As anyone who may look into this blog from time to time undoubtedly knows, Virginia Woolf wrote a number of modernist masterpieces. It's hard for me to choose from among her novels, to name the very finest, because each has its own merits, its own unique contributions to the literary world. But surely it would be impossible to consider modern literature without Mrs. Dalloway with its unfortunate light into Woolf's own life and demise. Equally, To the Lighthouse, is remarkable for its insights into how a family thrives and does not thrive, how two people relate and refuse to relate.

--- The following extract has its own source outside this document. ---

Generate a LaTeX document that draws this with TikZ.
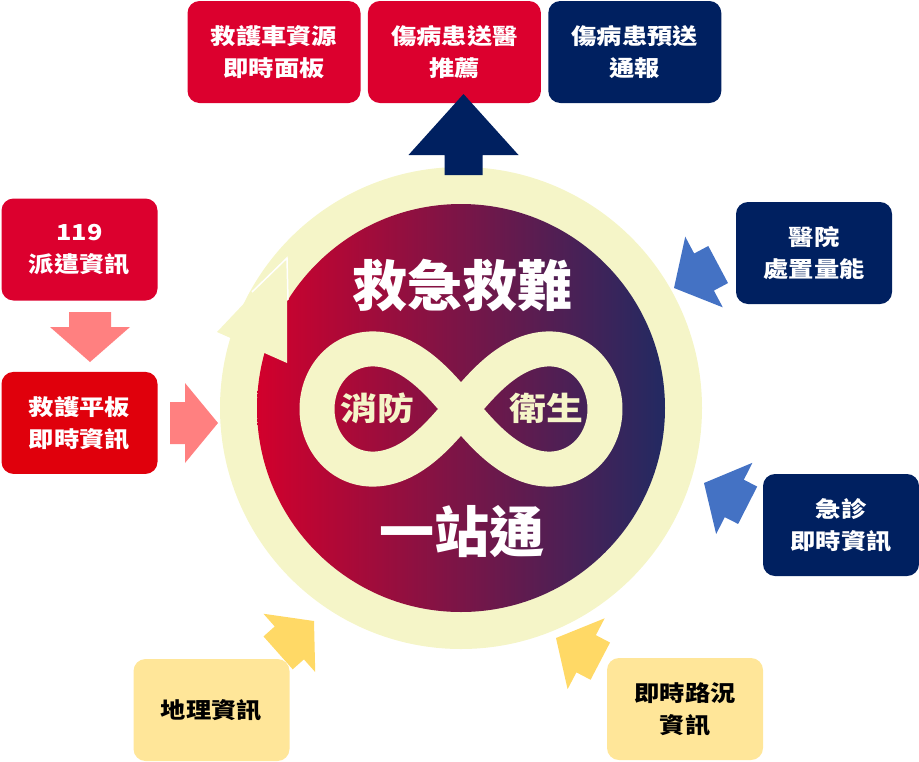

You really don't get much more pointed in such a discussion than this passage found on the very first page of the novel:
from To the Lighthouse
"But," said his father, stopping in front of the drawing-room window, "it won't be fine."

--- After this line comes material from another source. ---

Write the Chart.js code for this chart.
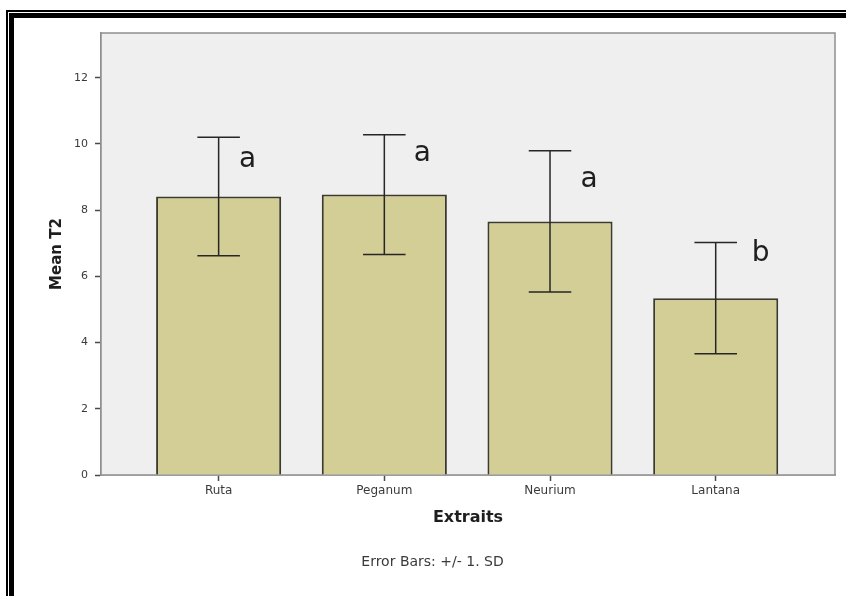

Had there been an axe handy, a poker, or any weapon that would have gashed a hole in his father's breast and killed him, there and then, James would have seized it. Such were the extremes of emotion that Mr Ramsay excited in his children's breasts by his mere presence; standing, as now, lean as a knife, narrow as the blade of one, grinning sarcastically, not only with the pleasure of disillusioning his son and casting ridicule upon his wife, who was ten thousand times better in every way than he was (James thought), but also with some secret conceit at his own accuracy of judgement. What he said was true. It was always true. He was incapable of untruth; never tampered with a fact; never altered a disagreeable word to suit the pleasure or convenience of any mortal being, least of all his own children, who, sprung from his loins, should be aware from childhood that life is difficult; facts uncompromising; and the passage to that fabled land where our brightest hopes are extinguished, our frail barks founder in darkness (here Mr Ramsay would straighten his back and narrow his little blue eyes upon the horizon), one that needs, above all, courage, truth, and the power to endure.

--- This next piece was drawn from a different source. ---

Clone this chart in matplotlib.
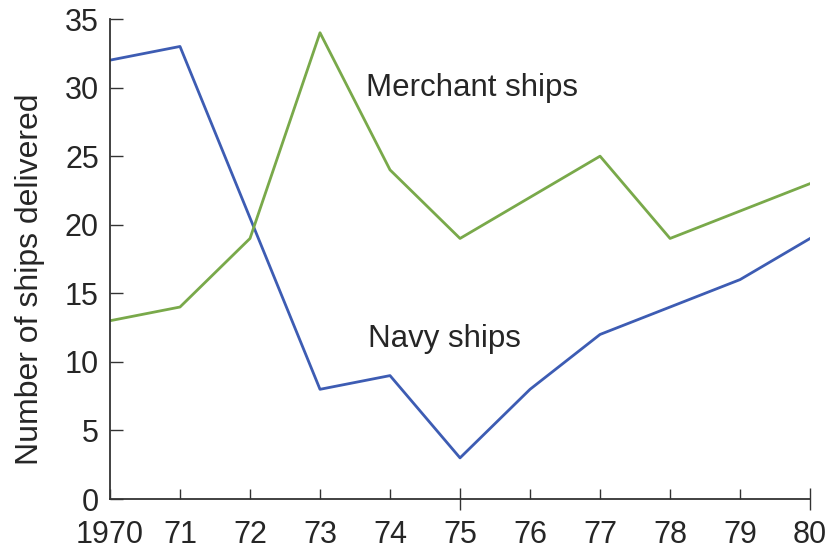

Whereby Mr Ramsay is so generously agreeable in providing an image to place alongside any lexicographical exposition of the word "pompous." But apart from this severe portrait is the aplomb with which Virginia Woolf seems to move in and out of the consciousness of several different characters all within the same passage--a narrator, who looks uncompromisingly upon Mr Ramsay looking uncompromisingly, James, and Mr Ramsay himself. One is left with much the same impression that one has at the beginning of Mary Poppins when Mr. Banks treats us to the wisdom that "A British Nanny must be a general." So we have the Edwardian Father--committed to the truth for everyone except himself.
It is this depth of vision, this deep insight into what drives character and characters, that is one of the profound gifts Virginia Woolf has given us. She has given us the deep play of the psyche in the very ordinariness of life.